Nina and Maxine are quick to jump to their feet. Reluctantly, my mother hands over my miserable baby and walks us to the door.
The girls are halfway to the car, shuffling over the gravel and singing a Taylor Swift song in a restless, soulless way. My mother palms the top of Jack’s head and stoops to kiss the tears from his flushed cheeks. “He’s beautiful,” she says. “Good job.”
She’s not going to mention the pain I’ve caused her, delaying this moment for ten long weeks.
“How many times has Gabe called you?” I ask.
“Zero times. Why would he call me?”
“He thinks I’m staying here.”
“Now, why would your daddy think a thing like that?” Mom tickles the baby’s bare feet.
“We’re kind of fighting.”
Her eyes darken. “You walked out on him, didn’t you?”
“I guess.”
She exhales my name.
Bouncing my knees to keep Jack happy, I stare at her, unapologetic.
“You walked away? You took his baby from him?”
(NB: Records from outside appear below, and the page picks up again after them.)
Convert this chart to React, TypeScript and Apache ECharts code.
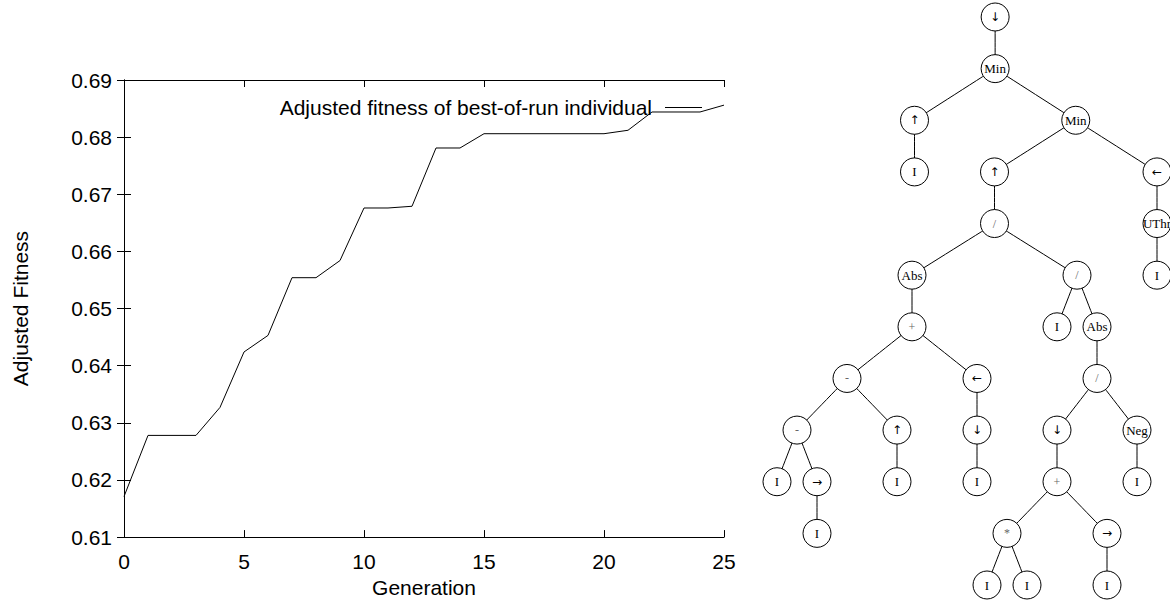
import React, { useEffect, useRef } from "react";
import * as echarts from "echarts";

const generations = [0, 1, 2, 3, 4, 5, 6, 7, 8, 9, 10, 11, 12, 13, 14, 15, 16, 17, 18, 19, 20, 21, 22, 23, 24, 25];
const fitness = [
  0.6171, 0.6278, 0.6278, 0.6278, 0.6327, 0.6424, 0.6453, 0.6554, 0.6554, 0.6584,
  0.6676, 0.6676, 0.6679, 0.6781, 0.6781, 0.6806, 0.6806, 0.6806, 0.6806, 0.6806,
  0.6806, 0.6812, 0.6844, 0.6844, 0.6844, 0.6856,
];
const xTicks = [0, 5, 10, 15, 20, 25];
const yTicks = [0.61, 0.62, 0.63, 0.64, 0.65, 0.66, 0.67, 0.68, 0.69];
const seriesName = "Adjusted fitness of best-of-run individual";

// Program tree of best-of-run individual (label, parent index)
const treeLabels = [
  "↓", "Min", "↑", "I", "Min", "↑", "/", "Abs", "+", "-", "-", "I", "→", "I", "↑", "I",
  "←", "↓", "I", "/", "I", "Abs", "/", "↓", "+", "*", "I", "I", "→", "I", "Neg", "I",
  "←", "UThr", "I",
];
const treeParents = [
  -1, 0, 1, 2, 1, 4, 5, 6, 7, 8, 9, 10, 10, 12, 9, 14,
  8, 16, 17, 6, 19, 19, 21, 22, 23, 24, 25, 25, 24, 28, 22, 30,
  4, 32, 33,
];

const ARROWS = ["↓", "↑", "←", "→"];
const OPS = ["/", "+", "-", "*"];

function nodeLabel(name: string) {
  if (ARROWS.includes(name)) {
    return { fontFamily: "DejaVu Sans", fontSize: 12, color: "#000" };
  }
  if (OPS.includes(name)) {
    return { fontFamily: "Liberation Serif", fontSize: 12, color: "#666" };
  }
  return { fontFamily: "Liberation Serif", fontSize: 13, color: "#000" };
}

function buildTree() {
  const nodes: any[] = treeLabels.map((l) => ({
    name: l,
    children: [] as any[],
    label: { position: "inside", ...nodeLabel(l) },
  }));
  treeParents.forEach((p, i) => {
    if (p >= 0) nodes[p].children.push(nodes[i]);
  });
  return nodes[0];
}

export default function App() {
  const ref = useRef<HTMLDivElement>(null);
  useEffect(() => {
    if (!ref.current) return;
    const chart = echarts.init(ref.current, undefined, { renderer: "svg" });
    const axisFont = { fontFamily: "Liberation Sans", fontSize: 21, color: "#000" };
    const line = { lineStyle: { color: "#000", width: 1 } };
    chart.setOption({
      animation: false,
      backgroundColor: "#fff",
      grid: { left: 124, right: 446, top: 80, bottom: 57 },
      legend: {
        data: [{ name: seriesName, icon: "path://M0,0H37V1H0Z" }],
        right: 468,
        top: 97,
        padding: 0,
        align: "right",
        itemWidth: 37,
        itemHeight: 14,
        symbolKeepAspect: true,
        itemStyle: { color: "#000" },
        textStyle: { ...axisFont, padding: [0, 8, 7, 0] },
        selectedMode: false,
      },
      xAxis: [
        {
          type: "value",
          min: 0,
          max: 25,
          interval: 5,
          position: "bottom",
          name: "Generation",
          nameLocation: "middle",
          nameGap: 33,
          nameTextStyle: { ...axisFont },
          axisLine: { show: true, ...line },
          axisTick: { show: true, inside: true, length: 7, ...line },
          axisLabel: { ...axisFont, margin: 14, formatter: (v: number) => (xTicks.includes(v) ? String(v) : "") },
          splitLine: { show: false },
        },
        {
          type: "value",
          min: 0,
          max: 25,
          interval: 5,
          position: "top",
          axisLine: { show: true, ...line },
          axisTick: { show: true, inside: true, length: 7, ...line },
          axisLabel: { show: false },
          splitLine: { show: false },
        },
      ],
      yAxis: [
        {
          type: "value",
          min: 0.61,
          max: 0.69,
          interval: 0.01,
          position: "left",
          name: "Adjusted Fitness",
          nameLocation: "middle",
          nameGap: 93,
          nameTextStyle: { ...axisFont },
          axisLine: { show: true, ...line },
          axisTick: { show: true, inside: true, length: 7, ...line },
          axisLabel: {
            ...axisFont,
            margin: 12,
            formatter: (v: number) => {
              const t = yTicks.find((y) => Math.abs(y - v) < 1e-6);
              return t !== undefined ? t.toFixed(2) : "";
            },
          },
          splitLine: { show: false },
        },
        {
          type: "value",
          min: 0.61,
          max: 0.69,
          interval: 0.01,
          position: "right",
          axisLine: { show: true, ...line },
          axisTick: { show: true, inside: true, length: 7, ...line },
          axisLabel: { show: false },
          splitLine: { show: false },
        },
      ],
      series: [
        {
          name: seriesName,
          type: "line",
          xAxisIndex: 0,
          yAxisIndex: 0,
          data: generations.map((g, i) => [g, fitness[i]]),
          symbol: "none",
          showSymbol: false,
          lineStyle: { color: "#000", width: 1 },
          itemStyle: { color: "#000" },
          silent: true,
        },
        {
          type: "tree",
          data: [buildTree()],
          orient: "TB",
          layout: "orthogonal",
          left: 737,
          right: -27,
          top: 17,
          bottom: 18,
          symbol: "circle",
          symbolSize: 28,
          edgeShape: "curve",
          expandAndCollapse: false,
          initialTreeDepth: -1,
          roam: false,
          silent: true,
          itemStyle: { color: "#fff", borderColor: "#000", borderWidth: 1 },
          lineStyle: { color: "#000", width: 1, curveness: 0 },
          label: { position: "inside", fontFamily: "Liberation Serif", fontSize: 13, color: "#000" },
          leaves: { label: { position: "inside" } },
          emphasis: { disabled: true },
        },
      ],
    });
    return () => chart.dispose();
  }, []);
  return (
    <div
      ref={ref}
      style={{ position: "absolute", left: 0, top: 0, width: 1170, height: 603 }}
    />
  );
}
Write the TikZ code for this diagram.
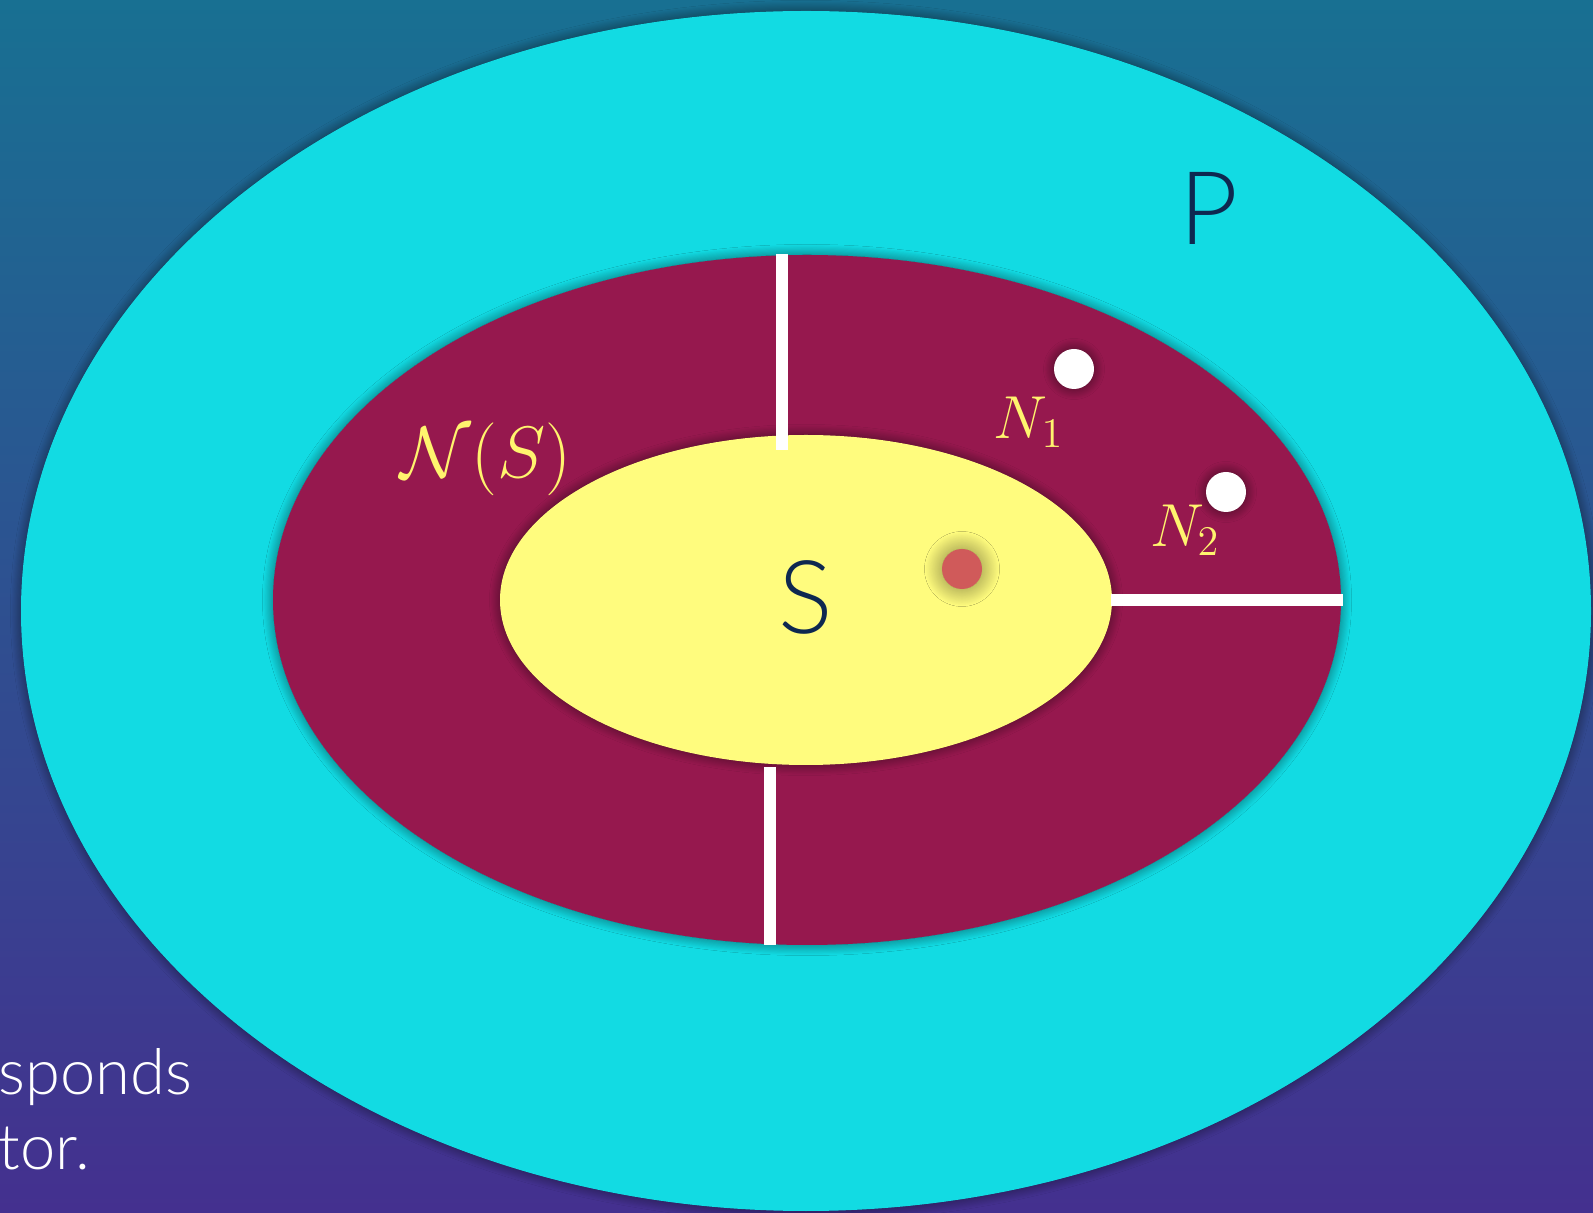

“His baby? Mom, we’ll be apart for two weeks. We talk every day.”
Technically, we text, and only about the baby. I send him pictures of our son, and Gabe replies, “He’s huge!” I send footage of Jack lying on Carrie’s living room rug, kicking his legs and hooting like a barn owl, and Gabe replies with a row of heart-eye emojis.
I listen to the videos carefully before I send them, turning up the volume, checking for Carrie or Nina’s voice in the background.
“You have to make things right with him,” Mom says.
“Aren’t you the one who told me to love him less?”
“He’s not supposed to notice you loving him less.”
I laugh. “How could he not notice?”
My mother stares past me toward the overgrown grass of Brian’s lot. Her forehead is creased, and she’s squeezing the fingers of her right hand repeatedly. If I were to lift her hand to my lips and kiss her knuckles—a dramatically tender gesture I performed often as a child—I know her skin would smell like tobacco. She won’t light a cigarette in Jack’s presence. The deprivation must hurt.